Voreilige Zulassung mit Folgen

2014 häuften sich bei einer Folgestudie an 200 Patienten die Schwierigkeiten, sechs Todesfälle waren zu beklagen, die Studie musste abgebrochen werden. Bis 2016 waren im UK insgesamt 1’423 Nanostim Herzschrittmacher implantiert, als St. Jude, der Besitzer zu diesem Zeitpunkt, eine Sicherheitswarnung herausgab und von weiteren Implantationen abriet. Bei 34 Patienten hatte die Batterie des Schrittmachers vorzeitig nicht mehr funktioniert. In einem bekannt gewordenen Fall konnte die Batterie nicht operativ entfernt werden, und stattdessen musste ein funktionierender Schrittmacher zusätzlich implantiert werden. Weitere Schwierigkeiten traten bis 2017 auf. Abbott, inzwischen Besitzer von St. Jude und somit Nanostim, gab eine weitere Sicherheitswarnung heraus. In drei Fällen hatte sich ein kleiner Knopf abgelöst und war im Herz gewandert, und in einem Fall in die Arterie eingedrungen.

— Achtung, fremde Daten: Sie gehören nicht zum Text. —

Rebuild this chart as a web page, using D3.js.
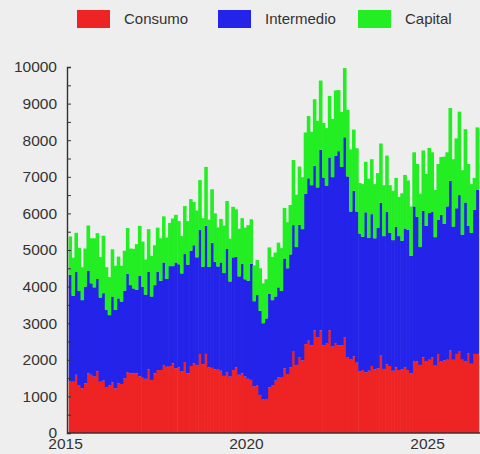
<!DOCTYPE html>
<html>
<head>
<meta charset="utf-8">
<script src="https://cdn.jsdelivr.net/npm/d3@7"></script>
<style>
  body { margin: 0; background: #eeeeee; }
  svg { display: block; font-family: "Liberation Sans", Arial, sans-serif; }
  .axis text { font-size: 15.5px; fill: #333; }
  .axis path, .axis line { stroke: #333; }
</style>
</head>
<body>
<svg id="chart" width="480" height="454"></svg>
<script>
// first month shown, then one value per month
var firstMonth = new Date(2015, 1, 1);

var series = ['Consumo', 'Intermedio', 'Capital'];
var colors = ['#ee2323', '#2323ea', '#23ee23'];

var consumo = [
  1420, 1400, 1590, 1310, 1220, 1360, 1630, 1590, 1540, 1680, 1400, 1430, 1240, 1300, 1380, 1220, 1360, 1340, 1490, 1660, 1630, 1630, 1630,
  1550, 1510, 1480, 1740, 1450, 1630, 1720, 1720, 1860, 1810, 1830, 1900, 1770, 1790, 1690, 1940, 1630, 1830, 1900, 1860, 2160, 1880, 2160,
  1790, 1780, 1740, 1730, 1700, 1560, 1650, 1540, 1720, 1790, 1590, 1630, 1540, 1480, 1450, 1270, 1310, 1040, 910, 930, 1250, 1310, 1430,
  1520, 1530, 1770, 1610, 1790, 2240, 1860, 2060, 1980, 2430, 2520, 2400, 2800, 2620, 2800, 2400, 2440, 2810, 2360, 2440, 2400, 2400, 2620,
  2060, 2020, 2090, 1920, 1690, 1720, 1660, 1700, 1830, 1740, 1770, 2130, 1750, 1880, 1830, 1700, 1790, 1720, 1740, 1800, 1720, 1630, 1950,
  1950, 1860, 2070, 1950, 2000, 2060, 1840, 2160, 1950, 1980, 2000, 2250, 2000, 2160, 2220, 2000, 1950, 2180, 1890, 2160, 2160
];
var intermedio = [
  2900, 2350, 2810, 2570, 2410, 2640, 2810, 2500, 2440, 2530, 2300, 2390, 2120, 1920, 2350, 2140, 2320, 2250, 2400, 2690, 2410, 2320, 2280,
  2740, 2490, 2300, 2660, 2280, 2410, 2680, 2440, 2800, 2400, 2730, 2660, 2890, 2820, 2670, 2950, 2970, 3150, 3230, 2940, 3390, 2660, 3500,
  2750, 3420, 2940, 2820, 2960, 2810, 3380, 2600, 3080, 3020, 2690, 2990, 2660, 2680, 3170, 2330, 2460, 2300, 2090, 2200, 2550, 2320, 2300,
  2460, 2350, 3000, 2890, 3090, 3440, 3220, 3630, 3590, 4100, 4440, 4370, 4500, 4090, 4940, 4580, 4320, 4720, 4630, 5130, 5300, 4870, 5460,
  4950, 4030, 4530, 4130, 3760, 3640, 4370, 3630, 4150, 3580, 3840, 4160, 3630, 4170, 3640, 3570, 3840, 3660, 3510, 3790, 3830, 3210, 4240,
  3960, 3220, 4000, 3710, 4010, 3990, 3510, 3660, 4010, 3730, 4190, 4640, 3640, 3980, 4280, 3420, 4350, 3480, 3580, 3940, 4480
];
var capital = [
  1050, 1040, 1070, 1180, 900, 1040, 1230, 1230, 1340, 1250, 1110, 1570, 1170, 1040, 1290, 1210, 1140, 980, 1090, 1250, 1000, 1080, 1250,
  1370, 1230, 960, 1170, 1110, 1090, 1210, 1160, 1260, 1130, 1180, 1300, 1300, 1180, 1020, 1310, 1190, 1410, 1180, 1280, 1360, 1330, 1610,
  1290, 1460, 1320, 1070, 1190, 1300, 1310, 1170, 1380, 1300, 1300, 1250, 1410, 1520, 1220, 980, 960, 1160, 1090, 1070, 1270, 1180, 1200,
  1220, 1170, 1380, 1260, 1350, 1780, 1430, 1590, 1420, 1680, 1700, 1460, 1820, 1820, 1890, 1490, 1570, 1680, 1590, 1790, 1670, 1500, 1890,
  1820, 1700, 1670, 1730, 1380, 1440, 1380, 1620, 1500, 1480, 1490, 1620, 1390, 1530, 1300, 1350, 1340, 1070, 1300, 1460, 1350, 1350, 1480,
  1440, 1460, 1650, 1420, 1780, 1620, 1290, 1530, 1580, 1840, 1480, 1990, 1840, 1910, 2280, 1760, 2000, 1690, 1330, 870, 1710
];
var xTicks = [2015, 2020, 2025];

var rows = consumo.map(function(v, i) {
  return {
    date: d3.timeMonth.offset(firstMonth, i),
    Consumo: v,
    Intermedio: intermedio[i],
    Capital: capital[i]
  };
});

var svg = d3.select('#chart');
var plotLeft = 67, plotBottom = 433, plotTop = 67;

var x = d3.scaleTime()
  .domain([new Date(2015, 0, 1), new Date(2025, 0, 1)])
  .range([plotLeft, 429]);
var y = d3.scaleLinear().domain([0, 10000]).range([plotBottom, plotTop]);
var color = d3.scaleOrdinal().domain(series).range(colors);

var stacked = d3.stack().keys(series)(rows);

function barWidth(d) {
  return x(d3.timeMonth.offset(d.data.date, 1)) - x(d.data.date);
}

var layers = svg.append('g')
  .selectAll('g')
  .data(stacked)
  .enter()
  .append('g')
  .attr('fill', function(d) { return color(d.key); });

// bars centred on the month, a little overlap hides the seams
layers.selectAll('rect')
  .data(function(d) { return d; })
  .enter()
  .append('rect')
  .attr('x', function(d) { return x(d.data.date) - barWidth(d) / 2; })
  .attr('width', function(d) { return barWidth(d) + 0.6; })
  .attr('y', function(d) { return y(d[1]); })
  .attr('height', function(d) { return y(d[0]) - y(d[1]); });

// y axis, ticks inside every 500, labels every 1000
var yAxis = d3.axisLeft(y)
  .tickValues(d3.range(0, 10001, 500))
  .tickSize(-4)
  .tickPadding(10)
  .tickFormat(function(d) { return d % 1000 === 0 ? d : ''; });
svg.append('g')
  .attr('class', 'axis')
  .attr('transform', 'translate(' + plotLeft + ',0)')
  .call(yAxis)
  .call(function(g) { g.select('.domain').attr('stroke-width', 1.4); });

var xAxis = d3.axisBottom(x)
  .tickValues(xTicks.map(function(yr) { return new Date(yr, 0, 1); }))
  .tickSize(0)
  .tickPadding(5)
  .tickFormat(d3.timeFormat('%Y'));
svg.append('g')
  .attr('class', 'axis')
  .attr('transform', 'translate(0,' + plotBottom + ')')
  .call(xAxis)
  .call(function(g) {
    g.select('.domain').attr('d', 'M' + plotLeft + ',0H480').attr('stroke-width', 1.4);
    g.selectAll('.tick text').attr('dx', -2);
  });

// legend
var legendX = [77, 218, 358];
var legend = svg.append('g')
  .selectAll('g')
  .data(series)
  .enter()
  .append('g')
  .attr('transform', function(d, i) { return 'translate(' + legendX[i] + ',10)'; });
legend.append('rect')
  .attr('width', 33)
  .attr('height', 18)
  .attr('fill', function(d) { return color(d); });
legend.append('text')
  .attr('x', 47)
  .attr('y', 9)
  .attr('dy', '0.35em')
  .attr('font-size', 15)
  .attr('fill', '#333')
  .text(function(d) { return d; });
</script>
</body>
</html>
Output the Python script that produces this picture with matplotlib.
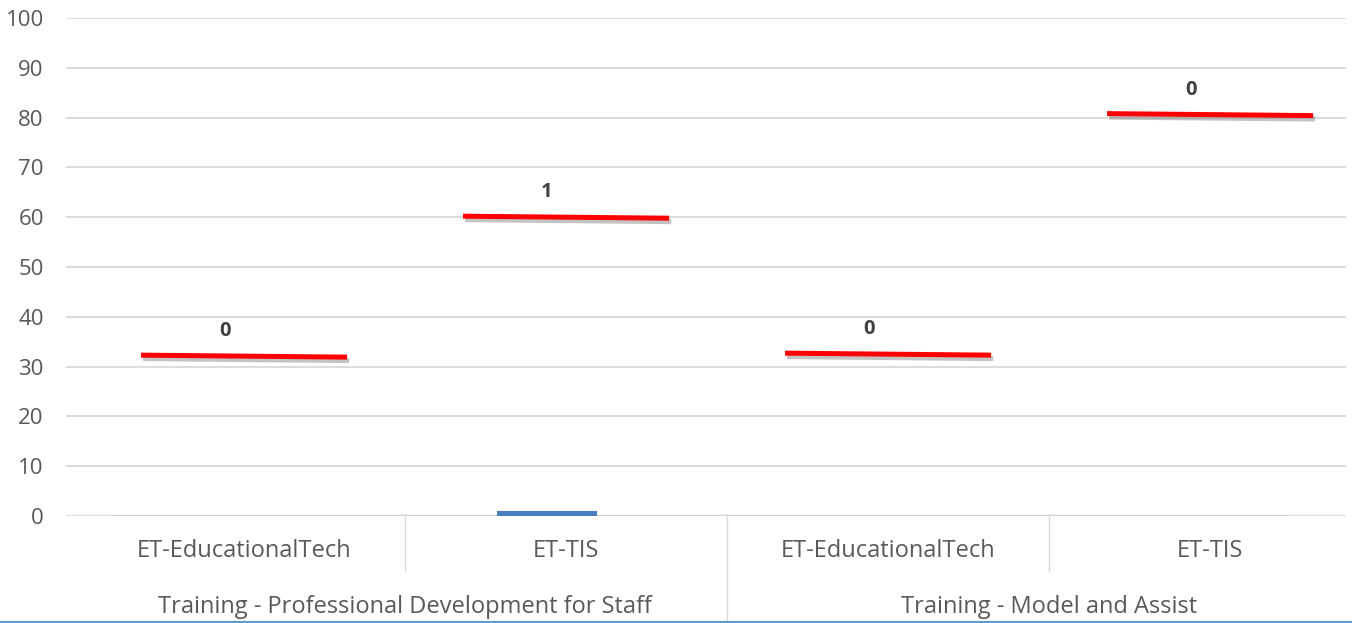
import matplotlib
matplotlib.use("Agg")
import matplotlib.pyplot as plt
import matplotlib.patheffects as pe
from matplotlib.lines import Line2D

# ---- data ----
groups = ["Training - Professional Development for Staff", "Training - Model and Assist"]
categories = ["ET-EducationalTech", "ET-TIS", "ET-EducationalTech", "ET-TIS"]
actual = [0, 1, 0, 0]
target = [32.1, 60.0, 32.5, 80.6]
yticks = [0, 10, 20, 30, 40, 50, 60, 70, 80, 90, 100]

W, H = 1352, 623
fig = plt.figure(figsize=(W / 100, H / 100), dpi=100)
plt.rcParams['font.family'] = ['Open Sans', 'DejaVu Sans']

ax_l, ax_r = 66 / W, 1346 / W
ax_b, ax_t = (H - 516) / H, (H - 18) / H
ax = fig.add_axes([ax_l, ax_b, ax_r - ax_l, ax_t - ax_b])

x = list(range(len(categories)))
ax.set_xlim(-0.553, 3.422)
ax.set_ylim(0, 100)

# gridlines
ax.set_yticks(yticks)
ax.yaxis.grid(True, color="#d9d9d9", linewidth=1.3)
ax.set_axisbelow(True)
for s in ax.spines.values():
    s.set_visible(False)
ax.tick_params(axis="y", length=0, pad=16, labelsize=16, labelcolor="#595959")
ax.tick_params(axis="x", length=0)
ax.set_xticks([])

# baseline
ax.plot([-0.413, 3.239], [0, 0], color="#d0d0d0", linewidth=2.5, zorder=2, solid_capstyle="butt")

# bars
ax.bar([xi - 0.06 for xi in x], actual, width=0.31, color="#4a7ebf", zorder=3)

# target markers
hw = 0.32
for xi, t in zip(x, target):
    ax.plot([xi - hw, xi + hw], [t + 0.2, t - 0.2], color="#ff0000", linewidth=3.6,
            solid_capstyle="butt", zorder=4,
            path_effects=[pe.SimpleLineShadow(offset=(1.5, -2.5), shadow_color="#555555", alpha=0.35),
                          pe.Normal()])

# labels
for xi, t, v in zip(x, target, actual):
    ax.text(xi - 0.06, t + 5.0, f"{v}", ha="center", va="center", fontsize=14.5,
            fontweight="bold", color="#404040", zorder=5)

# category labels
for xi, c in zip(x, categories):
    ax.text(xi, -7, c, ha="center", va="center", fontsize=17, color="#595959",
            clip_on=False)

# group labels
for gi, g in enumerate(groups):
    ax.text(gi * 2 + 0.5, -18.2, g, ha="center", va="center", fontsize=17, color="#595959",
            clip_on=False)

# separators
for sx, long in [(0.5, False), (1.5, True), (2.5, False)]:
    y_end = -22 if long else -11
    ax.plot([sx, sx], [0, y_end], color="#d9d9d9", linewidth=1, clip_on=False, zorder=1)

# bottom blue border line
fig.add_artist(Line2D([0, 1], [1.5 / H, 1.5 / H], color="#5b9bd5", linewidth=1.5,
                      transform=fig.transFigure))

fig.savefig("out.png", dpi=100)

Verschärftes EU-Zulassungsverfahren ab 2020

Es gibt zahlreiche weitere Problemfelder, u.a.in den Bereichen Hüft- und Kniegelenke, Brustimplantate, Vaginalgewebe, Kontrazeptiva uvm.; der Nanostim-Fall zeigt aber stellvertretend, wie in der Industrie mit einem globalen jährlichen Umsatzvolumen von über 400 Mrd. USD mit harten Bandagen gekämpft wird, und dies leider nicht immer zum Nutzen der Patienten. Für Brancheninsider sind die Patienten auch zu einem Teil Versuchskaninchen. Die EU hat vor diesem Hintergrund eine Verschärfung des Zulassungsverfahrens von medizinischen Geräten beschlossen, die ab 2020 zur Anwendung kommt.

Keine Auswirkungen an der Börse

Kursverlauf der Medtronic-Aktie in USD. Quelle: moneynet.com

An der Börse sind noch keine Effekte festzustellen. Die Medtronic-Aktie beispielsweise liegt nur um 3% unter ihrem All-Time High von 100 USD. Die Schweiz ist betroffen als wichtiger Standort und Europasitz vieler internationaler Hersteller. Die Branche erzielt einen Jahresumsatz von rund 15 Mrd. CHF und ist einer der wichtigsten Exporteure. Bei Swissmedic, dem Schweizerischen Heilmittelinstitut, liegen mehr als 10’000 Seiten mit fast 300’000 Einzeleinträgen zu Rückrufen, Sicherheitswarnungen etc. vor.

Kostenrisiken

Anders als in anderen Industrien können Rückrufe bei Implantaten schnell extrem hohe Kosten verursachen. So kann eine Herzoperation ohne Weiteres 50’000 CHF oder 100’000 CHF kosten, bei Komplikationen und langen Klinikaufenthalten kann es auch ein Vielfaches davon werden. Dazu können beträchtliche Schadenersatzforderungen kommen. Auch wenn bisher noch keine negativen Effekte an der Börse zu beobachten sind: Medtech-Investoren sollten die aufziehenden Wolken vorsichtshalber im Blick behalten.